_STATED TASK_
Copy exactly, and only, the lines below from the first through the one containing "5.20, 5.03, 4.81, 4.44, 4.36, 3.86, 3.87, 3.27, 2.81, 2.38]", both included; pictures are omitted.

_SUPPLIED DATA_

════════════════════

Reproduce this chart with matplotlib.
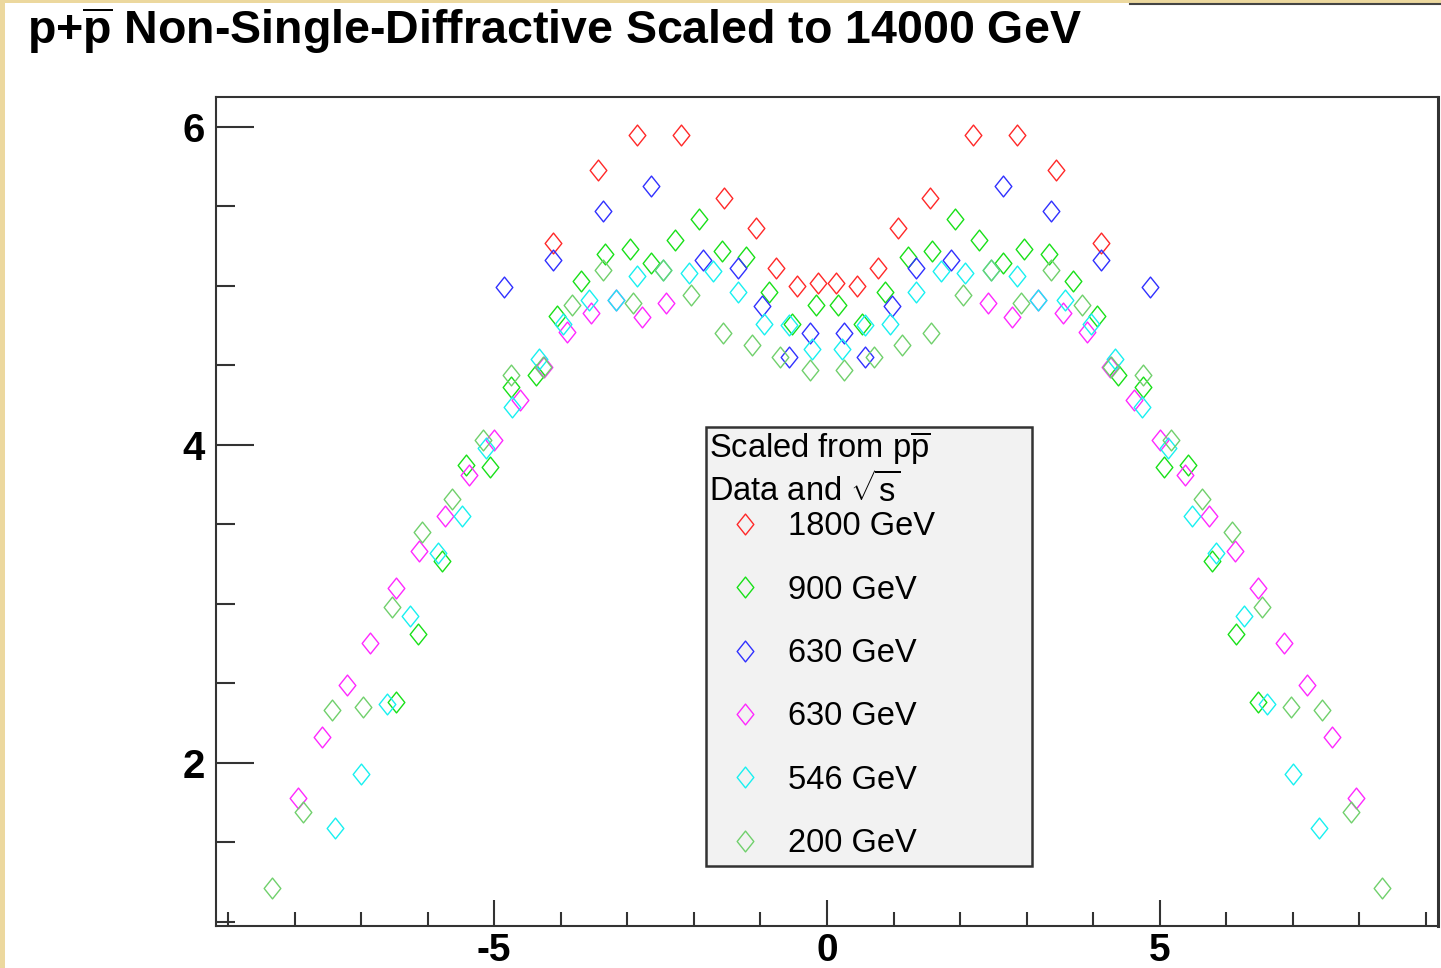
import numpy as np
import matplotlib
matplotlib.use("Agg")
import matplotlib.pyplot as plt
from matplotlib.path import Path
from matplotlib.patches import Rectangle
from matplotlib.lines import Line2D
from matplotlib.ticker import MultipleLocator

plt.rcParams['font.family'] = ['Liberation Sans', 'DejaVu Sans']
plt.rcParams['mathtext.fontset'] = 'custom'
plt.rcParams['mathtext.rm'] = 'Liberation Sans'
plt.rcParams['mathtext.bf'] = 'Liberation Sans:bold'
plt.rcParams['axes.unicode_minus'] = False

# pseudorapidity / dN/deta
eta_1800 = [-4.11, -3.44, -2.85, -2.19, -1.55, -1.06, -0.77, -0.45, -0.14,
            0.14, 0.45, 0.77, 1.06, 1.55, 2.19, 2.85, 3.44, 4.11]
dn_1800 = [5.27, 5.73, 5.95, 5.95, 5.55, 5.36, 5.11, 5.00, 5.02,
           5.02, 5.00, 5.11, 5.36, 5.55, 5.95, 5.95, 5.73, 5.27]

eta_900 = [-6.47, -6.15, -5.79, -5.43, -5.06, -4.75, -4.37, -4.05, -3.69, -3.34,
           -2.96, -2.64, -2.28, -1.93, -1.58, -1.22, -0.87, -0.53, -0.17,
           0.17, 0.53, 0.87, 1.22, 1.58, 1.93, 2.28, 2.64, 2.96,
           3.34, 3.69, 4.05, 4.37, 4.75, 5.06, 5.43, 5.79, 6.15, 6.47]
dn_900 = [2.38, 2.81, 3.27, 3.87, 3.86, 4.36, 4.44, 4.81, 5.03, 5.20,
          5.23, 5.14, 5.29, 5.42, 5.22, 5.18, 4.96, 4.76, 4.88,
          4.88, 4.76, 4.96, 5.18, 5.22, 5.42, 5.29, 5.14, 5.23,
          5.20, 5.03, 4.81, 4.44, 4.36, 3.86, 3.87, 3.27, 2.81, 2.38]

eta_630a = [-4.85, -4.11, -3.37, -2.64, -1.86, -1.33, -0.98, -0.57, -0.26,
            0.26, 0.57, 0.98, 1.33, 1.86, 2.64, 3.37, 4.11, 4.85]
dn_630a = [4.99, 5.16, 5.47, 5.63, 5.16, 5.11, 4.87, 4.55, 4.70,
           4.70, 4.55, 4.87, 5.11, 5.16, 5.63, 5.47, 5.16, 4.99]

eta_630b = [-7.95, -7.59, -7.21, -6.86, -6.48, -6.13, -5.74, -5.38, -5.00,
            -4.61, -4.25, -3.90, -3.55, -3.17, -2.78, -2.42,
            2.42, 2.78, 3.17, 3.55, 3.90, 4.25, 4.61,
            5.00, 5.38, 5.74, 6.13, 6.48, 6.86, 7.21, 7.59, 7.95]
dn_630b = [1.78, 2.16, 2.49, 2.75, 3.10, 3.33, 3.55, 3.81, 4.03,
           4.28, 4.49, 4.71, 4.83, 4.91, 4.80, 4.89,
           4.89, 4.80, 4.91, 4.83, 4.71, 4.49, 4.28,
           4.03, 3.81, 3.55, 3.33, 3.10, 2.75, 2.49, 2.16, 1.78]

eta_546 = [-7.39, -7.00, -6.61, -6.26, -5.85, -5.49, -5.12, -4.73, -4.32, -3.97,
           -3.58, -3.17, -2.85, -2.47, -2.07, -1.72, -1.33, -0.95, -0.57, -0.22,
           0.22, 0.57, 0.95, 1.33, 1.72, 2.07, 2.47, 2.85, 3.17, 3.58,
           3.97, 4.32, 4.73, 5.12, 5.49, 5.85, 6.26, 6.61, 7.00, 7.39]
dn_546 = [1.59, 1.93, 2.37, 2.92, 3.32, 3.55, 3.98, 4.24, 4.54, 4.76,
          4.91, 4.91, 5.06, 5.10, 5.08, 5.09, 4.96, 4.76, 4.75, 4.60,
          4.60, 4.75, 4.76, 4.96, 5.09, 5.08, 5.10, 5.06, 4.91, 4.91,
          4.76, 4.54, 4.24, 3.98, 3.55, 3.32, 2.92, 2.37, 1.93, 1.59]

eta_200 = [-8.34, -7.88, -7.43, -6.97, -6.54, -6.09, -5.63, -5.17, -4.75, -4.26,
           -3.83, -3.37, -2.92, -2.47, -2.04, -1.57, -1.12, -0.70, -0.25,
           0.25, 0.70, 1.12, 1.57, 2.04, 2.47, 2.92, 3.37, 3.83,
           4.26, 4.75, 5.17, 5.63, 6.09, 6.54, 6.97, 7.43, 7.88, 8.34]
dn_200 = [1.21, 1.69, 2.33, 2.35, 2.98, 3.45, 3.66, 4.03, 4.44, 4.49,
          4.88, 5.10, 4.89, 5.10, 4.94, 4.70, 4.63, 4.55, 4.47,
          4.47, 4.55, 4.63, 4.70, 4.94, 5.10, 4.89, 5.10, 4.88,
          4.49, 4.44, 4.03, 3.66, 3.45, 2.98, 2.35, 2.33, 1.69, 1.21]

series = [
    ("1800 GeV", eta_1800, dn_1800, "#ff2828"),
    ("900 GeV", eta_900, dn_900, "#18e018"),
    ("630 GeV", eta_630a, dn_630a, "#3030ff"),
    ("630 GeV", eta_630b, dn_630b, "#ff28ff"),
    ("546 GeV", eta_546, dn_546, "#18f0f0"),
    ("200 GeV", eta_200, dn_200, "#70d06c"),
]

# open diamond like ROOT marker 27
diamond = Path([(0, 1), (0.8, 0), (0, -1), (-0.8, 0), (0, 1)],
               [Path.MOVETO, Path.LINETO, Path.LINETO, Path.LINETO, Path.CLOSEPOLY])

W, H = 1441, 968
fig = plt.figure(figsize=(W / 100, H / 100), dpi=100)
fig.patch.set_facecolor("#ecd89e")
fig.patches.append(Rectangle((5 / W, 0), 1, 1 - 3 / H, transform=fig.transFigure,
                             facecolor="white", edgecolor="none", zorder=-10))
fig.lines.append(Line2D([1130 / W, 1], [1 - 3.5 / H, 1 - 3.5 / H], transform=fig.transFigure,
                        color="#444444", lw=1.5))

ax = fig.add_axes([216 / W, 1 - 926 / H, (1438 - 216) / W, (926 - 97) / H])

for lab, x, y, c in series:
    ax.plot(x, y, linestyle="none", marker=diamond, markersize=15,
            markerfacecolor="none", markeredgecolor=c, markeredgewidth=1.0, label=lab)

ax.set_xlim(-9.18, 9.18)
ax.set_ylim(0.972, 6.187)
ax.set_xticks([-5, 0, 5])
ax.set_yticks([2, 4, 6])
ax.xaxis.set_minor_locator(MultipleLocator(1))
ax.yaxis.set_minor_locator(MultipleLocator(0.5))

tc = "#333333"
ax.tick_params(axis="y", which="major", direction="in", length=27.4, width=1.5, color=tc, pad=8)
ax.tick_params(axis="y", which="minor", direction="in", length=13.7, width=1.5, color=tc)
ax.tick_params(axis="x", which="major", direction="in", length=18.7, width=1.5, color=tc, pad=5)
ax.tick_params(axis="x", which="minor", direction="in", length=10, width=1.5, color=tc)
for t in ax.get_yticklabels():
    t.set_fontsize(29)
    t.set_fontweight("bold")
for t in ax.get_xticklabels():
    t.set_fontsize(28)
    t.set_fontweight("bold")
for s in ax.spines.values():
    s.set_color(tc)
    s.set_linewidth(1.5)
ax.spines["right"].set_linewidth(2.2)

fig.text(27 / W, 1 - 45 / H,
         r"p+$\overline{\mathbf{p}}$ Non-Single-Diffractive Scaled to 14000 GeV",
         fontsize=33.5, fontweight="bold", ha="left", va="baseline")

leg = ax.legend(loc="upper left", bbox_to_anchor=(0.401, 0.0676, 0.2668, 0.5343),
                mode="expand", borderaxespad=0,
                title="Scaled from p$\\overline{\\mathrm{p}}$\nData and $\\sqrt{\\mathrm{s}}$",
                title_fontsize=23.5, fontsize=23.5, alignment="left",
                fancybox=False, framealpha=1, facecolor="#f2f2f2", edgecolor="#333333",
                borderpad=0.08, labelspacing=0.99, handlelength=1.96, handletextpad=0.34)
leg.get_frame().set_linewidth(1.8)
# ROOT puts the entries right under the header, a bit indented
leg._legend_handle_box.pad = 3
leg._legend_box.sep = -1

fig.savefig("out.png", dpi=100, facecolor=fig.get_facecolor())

════════════════════

_RESULT BELOW_
Reproduce this chart with matplotlib.
import numpy as np
import matplotlib
matplotlib.use("Agg")
import matplotlib.pyplot as plt
from matplotlib.path import Path
from matplotlib.patches import Rectangle
from matplotlib.lines import Line2D
from matplotlib.ticker import MultipleLocator

plt.rcParams['font.family'] = ['Liberation Sans', 'DejaVu Sans']
plt.rcParams['mathtext.fontset'] = 'custom'
plt.rcParams['mathtext.rm'] = 'Liberation Sans'
plt.rcParams['mathtext.bf'] = 'Liberation Sans:bold'
plt.rcParams['axes.unicode_minus'] = False

# pseudorapidity / dN/deta
eta_1800 = [-4.11, -3.44, -2.85, -2.19, -1.55, -1.06, -0.77, -0.45, -0.14,
            0.14, 0.45, 0.77, 1.06, 1.55, 2.19, 2.85, 3.44, 4.11]
dn_1800 = [5.27, 5.73, 5.95, 5.95, 5.55, 5.36, 5.11, 5.00, 5.02,
           5.02, 5.00, 5.11, 5.36, 5.55, 5.95, 5.95, 5.73, 5.27]

eta_900 = [-6.47, -6.15, -5.79, -5.43, -5.06, -4.75, -4.37, -4.05, -3.69, -3.34,
           -2.96, -2.64, -2.28, -1.93, -1.58, -1.22, -0.87, -0.53, -0.17,
           0.17, 0.53, 0.87, 1.22, 1.58, 1.93, 2.28, 2.64, 2.96,
           3.34, 3.69, 4.05, 4.37, 4.75, 5.06, 5.43, 5.79, 6.15, 6.47]
dn_900 = [2.38, 2.81, 3.27, 3.87, 3.86, 4.36, 4.44, 4.81, 5.03, 5.20,
          5.23, 5.14, 5.29, 5.42, 5.22, 5.18, 4.96, 4.76, 4.88,
          4.88, 4.76, 4.96, 5.18, 5.22, 5.42, 5.29, 5.14, 5.23,
          5.20, 5.03, 4.81, 4.44, 4.36, 3.86, 3.87, 3.27, 2.81, 2.38]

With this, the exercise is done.